Fisheries Minister J. Mercykutty Amma launched the project by disbursing fishing implements and life jackets to the members of the Banasura tribal fishing cooperative society on Monday.
The district is gifted with vast inland water bodies, including lakes, rivers, and reservoirs but their potential is yet to be tapped properly, M. Feroz Khan, scientist in-charge of the CIFRI regional centre, Bangalore, told The Hindu on Friday.
The project will be executed in association with the KSEB and the State Fisheries Department.
‘It is aimed at exploiting the huge fisheries potential of the Banasurasagar reservoir, by providing a means of livelihood for the tribespeople living on the banks,” Dr Khan said.
The Banasurasagar reservoir is spread over 1,660 hectares but the fisheries potential of the reservoirs was yet to be fully utilised, he said.
The CIFRI had developed various technologies for enhancing fish production in the reservoirs. The project would be executed by utilising the tribal sub-plan fund of the Union government.

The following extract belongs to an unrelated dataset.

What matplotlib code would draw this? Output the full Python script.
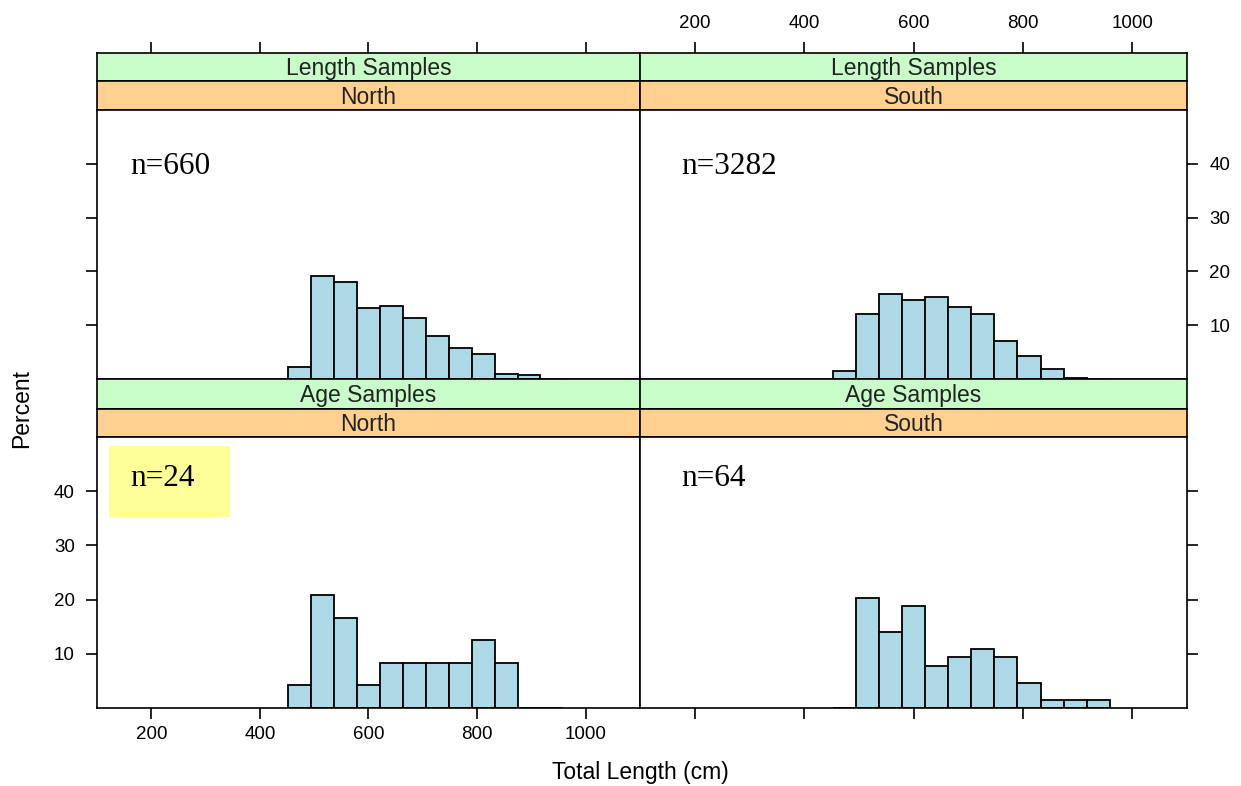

As part of the project, 160,000 fingerlings of the Gangetic carp and endemic Cauvery carp have been deposited in the in the reservoir since 2010 by utilising National Fisheries Development Board funds , B. K Sudheer Kishan. Assistant Director, Fisheries, Wayanad said.
Earlier, the scientists of the CIFRI had conducted a feasibility study in the reservoir and it was found that the pH factor, oxygen content, nutrients, and temperature of the waterbodies were favourable for culture-based fisheries.
“We are targeting an annual production of 200 kg a hectare and modern technologies such as cage culture and pen culture will be introduced here soon to improve fisheries production,” Dr Khan said.
A training programme on electronic data acquisition system had been provided to the members on capturing fish catch data through mobile computing recently, he said.